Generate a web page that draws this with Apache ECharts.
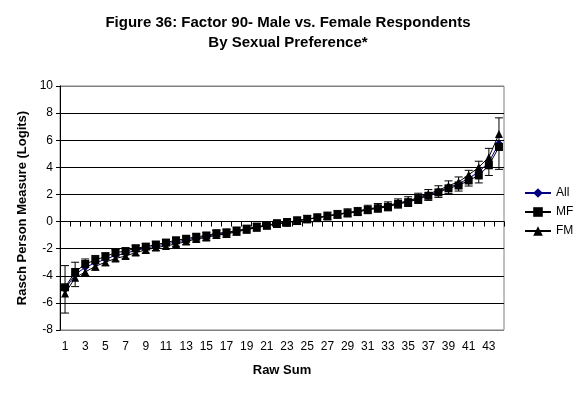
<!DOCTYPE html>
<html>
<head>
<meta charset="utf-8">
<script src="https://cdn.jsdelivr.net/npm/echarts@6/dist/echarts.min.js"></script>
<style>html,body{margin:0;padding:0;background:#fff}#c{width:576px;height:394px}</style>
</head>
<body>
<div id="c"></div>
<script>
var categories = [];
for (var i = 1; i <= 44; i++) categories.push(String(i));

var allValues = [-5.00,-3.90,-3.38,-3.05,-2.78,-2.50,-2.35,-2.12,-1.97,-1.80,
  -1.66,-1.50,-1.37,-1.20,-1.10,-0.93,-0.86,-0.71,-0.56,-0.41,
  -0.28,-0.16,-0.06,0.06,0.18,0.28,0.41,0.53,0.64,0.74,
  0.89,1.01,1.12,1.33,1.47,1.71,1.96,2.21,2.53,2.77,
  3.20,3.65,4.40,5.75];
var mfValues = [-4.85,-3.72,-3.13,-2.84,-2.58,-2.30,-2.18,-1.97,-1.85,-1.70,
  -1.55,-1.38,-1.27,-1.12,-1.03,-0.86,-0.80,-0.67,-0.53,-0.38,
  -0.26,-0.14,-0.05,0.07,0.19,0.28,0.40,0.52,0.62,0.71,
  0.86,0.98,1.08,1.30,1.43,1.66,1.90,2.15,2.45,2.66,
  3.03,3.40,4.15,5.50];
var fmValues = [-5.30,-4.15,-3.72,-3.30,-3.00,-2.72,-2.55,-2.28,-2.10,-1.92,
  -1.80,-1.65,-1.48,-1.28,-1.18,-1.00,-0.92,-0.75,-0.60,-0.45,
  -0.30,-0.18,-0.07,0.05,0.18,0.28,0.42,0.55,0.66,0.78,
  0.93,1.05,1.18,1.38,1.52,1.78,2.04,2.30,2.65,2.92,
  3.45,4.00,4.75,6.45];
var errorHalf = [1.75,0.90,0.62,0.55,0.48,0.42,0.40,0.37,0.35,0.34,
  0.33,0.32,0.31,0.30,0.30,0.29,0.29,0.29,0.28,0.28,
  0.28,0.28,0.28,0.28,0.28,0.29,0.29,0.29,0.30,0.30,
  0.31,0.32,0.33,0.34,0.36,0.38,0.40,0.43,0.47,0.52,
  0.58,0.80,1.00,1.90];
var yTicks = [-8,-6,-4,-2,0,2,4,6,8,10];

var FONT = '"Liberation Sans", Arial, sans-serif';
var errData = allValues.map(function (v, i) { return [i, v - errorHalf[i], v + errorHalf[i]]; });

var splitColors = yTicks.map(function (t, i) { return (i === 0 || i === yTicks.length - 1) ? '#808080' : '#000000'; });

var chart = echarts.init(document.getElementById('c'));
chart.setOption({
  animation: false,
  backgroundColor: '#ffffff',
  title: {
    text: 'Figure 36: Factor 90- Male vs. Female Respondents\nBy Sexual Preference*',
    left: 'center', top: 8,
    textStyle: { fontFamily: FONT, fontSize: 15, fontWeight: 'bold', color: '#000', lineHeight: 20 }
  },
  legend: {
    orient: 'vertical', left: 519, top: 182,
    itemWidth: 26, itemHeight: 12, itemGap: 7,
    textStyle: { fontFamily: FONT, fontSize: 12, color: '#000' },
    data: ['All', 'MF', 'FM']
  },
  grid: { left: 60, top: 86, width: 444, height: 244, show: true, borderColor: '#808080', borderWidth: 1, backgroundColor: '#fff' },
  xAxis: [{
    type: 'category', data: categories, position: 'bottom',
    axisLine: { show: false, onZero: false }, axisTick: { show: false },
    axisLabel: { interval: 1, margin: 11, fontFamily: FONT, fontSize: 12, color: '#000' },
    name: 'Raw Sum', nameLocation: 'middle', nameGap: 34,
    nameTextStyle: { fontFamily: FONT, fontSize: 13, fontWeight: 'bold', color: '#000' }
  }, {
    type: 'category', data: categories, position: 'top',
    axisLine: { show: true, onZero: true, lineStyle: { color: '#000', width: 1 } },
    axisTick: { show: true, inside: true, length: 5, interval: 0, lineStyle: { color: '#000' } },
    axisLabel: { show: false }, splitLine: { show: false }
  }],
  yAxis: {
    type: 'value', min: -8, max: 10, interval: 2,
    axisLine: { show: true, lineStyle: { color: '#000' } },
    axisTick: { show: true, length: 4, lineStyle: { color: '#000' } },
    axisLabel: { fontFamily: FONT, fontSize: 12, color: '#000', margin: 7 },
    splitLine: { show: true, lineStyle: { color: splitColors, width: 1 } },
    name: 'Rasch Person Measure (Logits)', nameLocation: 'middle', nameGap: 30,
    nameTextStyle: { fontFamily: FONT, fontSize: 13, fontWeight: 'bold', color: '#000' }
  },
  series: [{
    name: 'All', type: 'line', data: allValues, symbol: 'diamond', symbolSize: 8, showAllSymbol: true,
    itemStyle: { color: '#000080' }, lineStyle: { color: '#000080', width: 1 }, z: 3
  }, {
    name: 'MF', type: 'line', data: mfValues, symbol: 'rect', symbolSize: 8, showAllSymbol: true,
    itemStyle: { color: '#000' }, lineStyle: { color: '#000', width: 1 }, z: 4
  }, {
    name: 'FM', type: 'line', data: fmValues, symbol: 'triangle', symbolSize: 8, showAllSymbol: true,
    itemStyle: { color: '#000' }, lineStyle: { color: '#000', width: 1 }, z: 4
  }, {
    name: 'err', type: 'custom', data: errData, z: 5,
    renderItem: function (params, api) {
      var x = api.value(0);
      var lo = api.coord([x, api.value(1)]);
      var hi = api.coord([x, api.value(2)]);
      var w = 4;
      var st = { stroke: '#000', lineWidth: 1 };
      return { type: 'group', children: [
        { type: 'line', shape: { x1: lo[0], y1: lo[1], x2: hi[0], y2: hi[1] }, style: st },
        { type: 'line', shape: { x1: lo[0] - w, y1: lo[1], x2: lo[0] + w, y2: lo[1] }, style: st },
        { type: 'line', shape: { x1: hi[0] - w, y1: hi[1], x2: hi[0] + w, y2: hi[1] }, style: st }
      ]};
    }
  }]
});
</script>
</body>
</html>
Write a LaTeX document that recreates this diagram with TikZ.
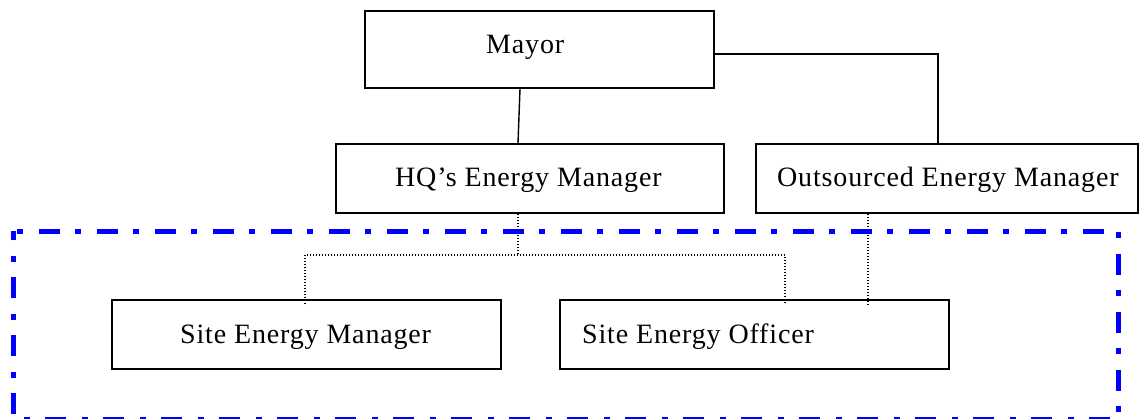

==============================

Reproduce each entry precisely. Leave the pictures out.

Generate a web page that draws this with Apache ECharts.
<!DOCTYPE html>
<html>
<head>
<meta charset="utf-8">
<script src="https://cdn.jsdelivr.net/npm/echarts@6/dist/echarts.min.js"></script>
<style>html,body{margin:0;padding:0;background:#fff}#c{width:576px;height:394px}</style>
</head>
<body>
<div id="c"></div>
<script>
var categories = [];
for (var i = 1; i <= 44; i++) categories.push(String(i));

var allValues = [-5.00,-3.90,-3.38,-3.05,-2.78,-2.50,-2.35,-2.12,-1.97,-1.80,
  -1.66,-1.50,-1.37,-1.20,-1.10,-0.93,-0.86,-0.71,-0.56,-0.41,
  -0.28,-0.16,-0.06,0.06,0.18,0.28,0.41,0.53,0.64,0.74,
  0.89,1.01,1.12,1.33,1.47,1.71,1.96,2.21,2.53,2.77,
  3.20,3.65,4.40,5.75];
var mfValues = [-4.85,-3.72,-3.13,-2.84,-2.58,-2.30,-2.18,-1.97,-1.85,-1.70,
  -1.55,-1.38,-1.27,-1.12,-1.03,-0.86,-0.80,-0.67,-0.53,-0.38,
  -0.26,-0.14,-0.05,0.07,0.19,0.28,0.40,0.52,0.62,0.71,
  0.86,0.98,1.08,1.30,1.43,1.66,1.90,2.15,2.45,2.66,
  3.03,3.40,4.15,5.50];
var fmValues = [-5.30,-4.15,-3.72,-3.30,-3.00,-2.72,-2.55,-2.28,-2.10,-1.92,
  -1.80,-1.65,-1.48,-1.28,-1.18,-1.00,-0.92,-0.75,-0.60,-0.45,
  -0.30,-0.18,-0.07,0.05,0.18,0.28,0.42,0.55,0.66,0.78,
  0.93,1.05,1.18,1.38,1.52,1.78,2.04,2.30,2.65,2.92,
  3.45,4.00,4.75,6.45];
var errorHalf = [1.75,0.90,0.62,0.55,0.48,0.42,0.40,0.37,0.35,0.34,
  0.33,0.32,0.31,0.30,0.30,0.29,0.29,0.29,0.28,0.28,
  0.28,0.28,0.28,0.28,0.28,0.29,0.29,0.29,0.30,0.30,
  0.31,0.32,0.33,0.34,0.36,0.38,0.40,0.43,0.47,0.52,
  0.58,0.80,1.00,1.90];
var yTicks = [-8,-6,-4,-2,0,2,4,6,8,10];

var FONT = '"Liberation Sans", Arial, sans-serif';
var errData = allValues.map(function (v, i) { return [i, v - errorHalf[i], v + errorHalf[i]]; });

var splitColors = yTicks.map(function (t, i) { return (i === 0 || i === yTicks.length - 1) ? '#808080' : '#000000'; });

var chart = echarts.init(document.getElementById('c'));
chart.setOption({
  animation: false,
  backgroundColor: '#ffffff',
  title: {
    text: 'Figure 36: Factor 90- Male vs. Female Respondents\nBy Sexual Preference*',
    left: 'center', top: 8,
    textStyle: { fontFamily: FONT, fontSize: 15, fontWeight: 'bold', color: '#000', lineHeight: 20 }
  },
  legend: {
    orient: 'vertical', left: 519, top: 182,
    itemWidth: 26, itemHeight: 12, itemGap: 7,
    textStyle: { fontFamily: FONT, fontSize: 12, color: '#000' },
    data: ['All', 'MF', 'FM']
  },
  grid: { left: 60, top: 86, width: 444, height: 244, show: true, borderColor: '#808080', borderWidth: 1, backgroundColor: '#fff' },
  xAxis: [{
    type: 'category', data: categories, position: 'bottom',
    axisLine: { show: false, onZero: false }, axisTick: { show: false },
    axisLabel: { interval: 1, margin: 11, fontFamily: FONT, fontSize: 12, color: '#000' },
    name: 'Raw Sum', nameLocation: 'middle', nameGap: 34,
    nameTextStyle: { fontFamily: FONT, fontSize: 13, fontWeight: 'bold', color: '#000' }
  }, {
    type: 'category', data: categories, position: 'top',
    axisLine: { show: true, onZero: true, lineStyle: { color: '#000', width: 1 } },
    axisTick: { show: true, inside: true, length: 5, interval: 0, lineStyle: { color: '#000' } },
    axisLabel: { show: false }, splitLine: { show: false }
  }],
  yAxis: {
    type: 'value', min: -8, max: 10, interval: 2,
    axisLine: { show: true, lineStyle: { color: '#000' } },
    axisTick: { show: true, length: 4, lineStyle: { color: '#000' } },
    axisLabel: { fontFamily: FONT, fontSize: 12, color: '#000', margin: 7 },
    splitLine: { show: true, lineStyle: { color: splitColors, width: 1 } },
    name: 'Rasch Person Measure (Logits)', nameLocation: 'middle', nameGap: 30,
    nameTextStyle: { fontFamily: FONT, fontSize: 13, fontWeight: 'bold', color: '#000' }
  },
  series: [{
    name: 'All', type: 'line', data: allValues, symbol: 'diamond', symbolSize: 8, showAllSymbol: true,
    itemStyle: { color: '#000080' }, lineStyle: { color: '#000080', width: 1 }, z: 3
  }, {
    name: 'MF', type: 'line', data: mfValues, symbol: 'rect', symbolSize: 8, showAllSymbol: true,
    itemStyle: { color: '#000' }, lineStyle: { color: '#000', width: 1 }, z: 4
  }, {
    name: 'FM', type: 'line', data: fmValues, symbol: 'triangle', symbolSize: 8, showAllSymbol: true,
    itemStyle: { color: '#000' }, lineStyle: { color: '#000', width: 1 }, z: 4
  }, {
    name: 'err', type: 'custom', data: errData, z: 5,
    renderItem: function (params, api) {
      var x = api.value(0);
      var lo = api.coord([x, api.value(1)]);
      var hi = api.coord([x, api.value(2)]);
      var w = 4;
      var st = { stroke: '#000', lineWidth: 1 };
      return { type: 'group', children: [
        { type: 'line', shape: { x1: lo[0], y1: lo[1], x2: hi[0], y2: hi[1] }, style: st },
        { type: 'line', shape: { x1: lo[0] - w, y1: lo[1], x2: lo[0] + w, y2: lo[1] }, style: st },
        { type: 'line', shape: { x1: hi[0] - w, y1: hi[1], x2: hi[0] + w, y2: hi[1] }, style: st }
      ]};
    }
  }]
});
</script>
</body>
</html>
Write a LaTeX document that recreates this diagram with TikZ.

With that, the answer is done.